Work required -
Write every line out verbatim and omit the pictures.

═══ Data block ═══

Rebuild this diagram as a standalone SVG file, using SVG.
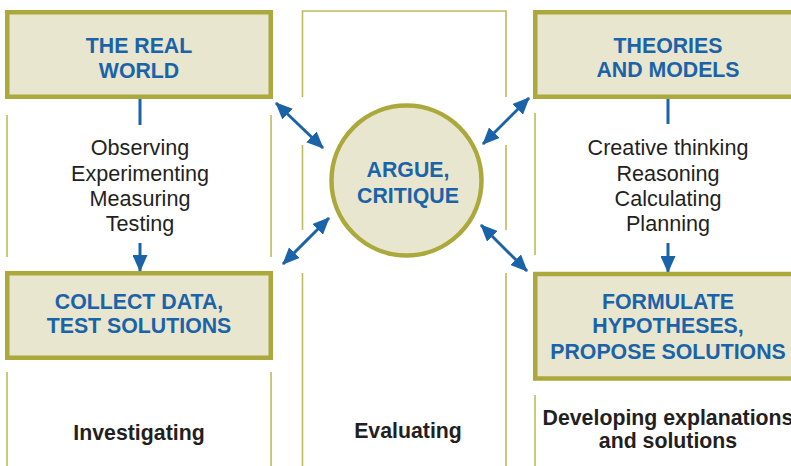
<svg xmlns="http://www.w3.org/2000/svg" width="791" height="466" viewBox="0 0 791 466">
<style>
.box{fill:#e8e6cf;stroke:#aca93c;stroke-width:4.5}
.thin{stroke:#bdbb5e;stroke-width:1.6;fill:none}
.title{font-family:"Liberation Sans",Arial,sans-serif;font-weight:bold;font-size:21.3px;fill:#1b63a9;text-anchor:middle}
.list{font-family:"Liberation Sans",Arial,sans-serif;font-size:21.6px;fill:#231f20;text-anchor:middle}
.lab{font-family:"Liberation Sans",Arial,sans-serif;font-weight:bold;font-size:21.3px;fill:#231f20;text-anchor:middle}
.conn{stroke:#1b63a9;stroke-width:3;fill:none}
</style>
<defs>
<marker id="ah" markerUnits="userSpaceOnUse" markerWidth="17" markerHeight="15" refX="16" refY="7.5" orient="auto-start-reverse" viewBox="0 0 17 15">
<path d="M0,0 L17,7.5 L0,15 Z" fill="#1b63a9"/>
</marker>
</defs>
<rect width="791" height="466" fill="#ffffff"/>
<g id="frames">
<path class="thin" d="M7,115 V257 M271,115 V257 M7,372 V466 M271,372 V466"/>
<path class="thin" d="M302.5,97 V11 H506 V97 M302.5,145 V230 M506,145 V230 M302.5,273 V466 M506,273 V466"/>
<path class="thin" d="M535,113 V255 M535,395 V466"/>
</g>
<g id="connectors">
<path class="conn" d="M140,99 V125"/>
<path class="conn" d="M140,243 V271" marker-end="url(#ah)"/>
<path class="conn" d="M668,99 V124"/>
<path class="conn" d="M668,243 V272" marker-end="url(#ah)"/>
<path class="conn" d="M276,103 L323,148" marker-start="url(#ah)" marker-end="url(#ah)"/>
<path class="conn" d="M483,144 L529,98" marker-start="url(#ah)" marker-end="url(#ah)"/>
<path class="conn" d="M329,218 L283,264" marker-start="url(#ah)" marker-end="url(#ah)"/>
<path class="conn" d="M481,225 L527,271" marker-start="url(#ah)" marker-end="url(#ah)"/>
</g>
<g id="real-world">
<rect class="box" x="7.25" y="12.25" width="263.5" height="84.5"/>
<text class="title" x="139" y="53">THE REAL</text>
<text class="title" x="139" y="77.5">WORLD</text>
</g>
<g id="collect-data">
<rect class="box" x="7.25" y="273.25" width="263.5" height="84.5"/>
<text class="title" x="139" y="309">COLLECT DATA,</text>
<text class="title" x="139" y="333">TEST SOLUTIONS</text>
</g>
<g id="theories">
<rect class="box" x="535.25" y="12.25" width="267" height="84.5"/>
<text class="title" x="668" y="53">THEORIES</text>
<text class="title" x="668" y="77">AND MODELS</text>
</g>
<g id="formulate">
<rect class="box" x="535.25" y="274" width="267" height="104.5"/>
<text class="title" x="668" y="309">FORMULATE</text>
<text class="title" x="668" y="333">HYPOTHESES,</text>
<text class="title" x="668" y="359">PROPOSE SOLUTIONS</text>
</g>
<g id="argue">
<circle cx="406.5" cy="180.5" r="75" fill="#e8e6cf" stroke="#aca93c" stroke-width="4.5"/>
<text class="title" x="408" y="177">ARGUE,</text>
<text class="title" x="408" y="203">CRITIQUE</text>
</g>
<g id="left-activities">
<text class="list" x="140" y="155">Observing</text>
<text class="list" x="140" y="180.5">Experimenting</text>
<text class="list" x="140" y="206">Measuring</text>
<text class="list" x="140" y="231">Testing</text>
</g>
<g id="right-activities">
<text class="list" x="668" y="155">Creative thinking</text>
<text class="list" x="668" y="180.5">Reasoning</text>
<text class="list" x="668" y="206">Calculating</text>
<text class="list" x="668" y="231">Planning</text>
</g>
<g id="labels">
<text class="lab" x="139" y="440">Investigating</text>
<text class="lab" x="408" y="438">Evaluating</text>
<text class="lab" x="668" y="425">Developing explanations</text>
<text class="lab" x="668" y="448">and solutions</text>
</g>
</svg>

═══

Output of the task -
Rebuild this diagram as a standalone SVG file, using SVG.
<svg xmlns="http://www.w3.org/2000/svg" width="791" height="466" viewBox="0 0 791 466">
<style>
.box{fill:#e8e6cf;stroke:#aca93c;stroke-width:4.5}
.thin{stroke:#bdbb5e;stroke-width:1.6;fill:none}
.title{font-family:"Liberation Sans",Arial,sans-serif;font-weight:bold;font-size:21.3px;fill:#1b63a9;text-anchor:middle}
.list{font-family:"Liberation Sans",Arial,sans-serif;font-size:21.6px;fill:#231f20;text-anchor:middle}
.lab{font-family:"Liberation Sans",Arial,sans-serif;font-weight:bold;font-size:21.3px;fill:#231f20;text-anchor:middle}
.conn{stroke:#1b63a9;stroke-width:3;fill:none}
</style>
<defs>
<marker id="ah" markerUnits="userSpaceOnUse" markerWidth="17" markerHeight="15" refX="16" refY="7.5" orient="auto-start-reverse" viewBox="0 0 17 15">
<path d="M0,0 L17,7.5 L0,15 Z" fill="#1b63a9"/>
</marker>
</defs>
<rect width="791" height="466" fill="#ffffff"/>
<g id="frames">
<path class="thin" d="M7,115 V257 M271,115 V257 M7,372 V466 M271,372 V466"/>
<path class="thin" d="M302.5,97 V11 H506 V97 M302.5,145 V230 M506,145 V230 M302.5,273 V466 M506,273 V466"/>
<path class="thin" d="M535,113 V255 M535,395 V466"/>
</g>
<g id="connectors">
<path class="conn" d="M140,99 V125"/>
<path class="conn" d="M140,243 V271" marker-end="url(#ah)"/>
<path class="conn" d="M668,99 V124"/>
<path class="conn" d="M668,243 V272" marker-end="url(#ah)"/>
<path class="conn" d="M276,103 L323,148" marker-start="url(#ah)" marker-end="url(#ah)"/>
<path class="conn" d="M483,144 L529,98" marker-start="url(#ah)" marker-end="url(#ah)"/>
<path class="conn" d="M329,218 L283,264" marker-start="url(#ah)" marker-end="url(#ah)"/>
<path class="conn" d="M481,225 L527,271" marker-start="url(#ah)" marker-end="url(#ah)"/>
</g>
<g id="real-world">
<rect class="box" x="7.25" y="12.25" width="263.5" height="84.5"/>
<text class="title" x="139" y="53">THE REAL</text>
<text class="title" x="139" y="77.5">WORLD</text>
</g>
<g id="collect-data">
<rect class="box" x="7.25" y="273.25" width="263.5" height="84.5"/>
<text class="title" x="139" y="309">COLLECT DATA,</text>
<text class="title" x="139" y="333">TEST SOLUTIONS</text>
</g>
<g id="theories">
<rect class="box" x="535.25" y="12.25" width="267" height="84.5"/>
<text class="title" x="668" y="53">THEORIES</text>
<text class="title" x="668" y="77">AND MODELS</text>
</g>
<g id="formulate">
<rect class="box" x="535.25" y="274" width="267" height="104.5"/>
<text class="title" x="668" y="309">FORMULATE</text>
<text class="title" x="668" y="333">HYPOTHESES,</text>
<text class="title" x="668" y="359">PROPOSE SOLUTIONS</text>
</g>
<g id="argue">
<circle cx="406.5" cy="180.5" r="75" fill="#e8e6cf" stroke="#aca93c" stroke-width="4.5"/>
<text class="title" x="408" y="177">ARGUE,</text>
<text class="title" x="408" y="203">CRITIQUE</text>
</g>
<g id="left-activities">
<text class="list" x="140" y="155">Observing</text>
<text class="list" x="140" y="180.5">Experimenting</text>
<text class="list" x="140" y="206">Measuring</text>
<text class="list" x="140" y="231">Testing</text>
</g>
<g id="right-activities">
<text class="list" x="668" y="155">Creative thinking</text>
<text class="list" x="668" y="180.5">Reasoning</text>
<text class="list" x="668" y="206">Calculating</text>
<text class="list" x="668" y="231">Planning</text>
</g>
<g id="labels">
<text class="lab" x="139" y="440">Investigating</text>
<text class="lab" x="408" y="438">Evaluating</text>
<text class="lab" x="668" y="425">Developing explanations</text>
<text class="lab" x="668" y="448">and solutions</text>
</g>
</svg>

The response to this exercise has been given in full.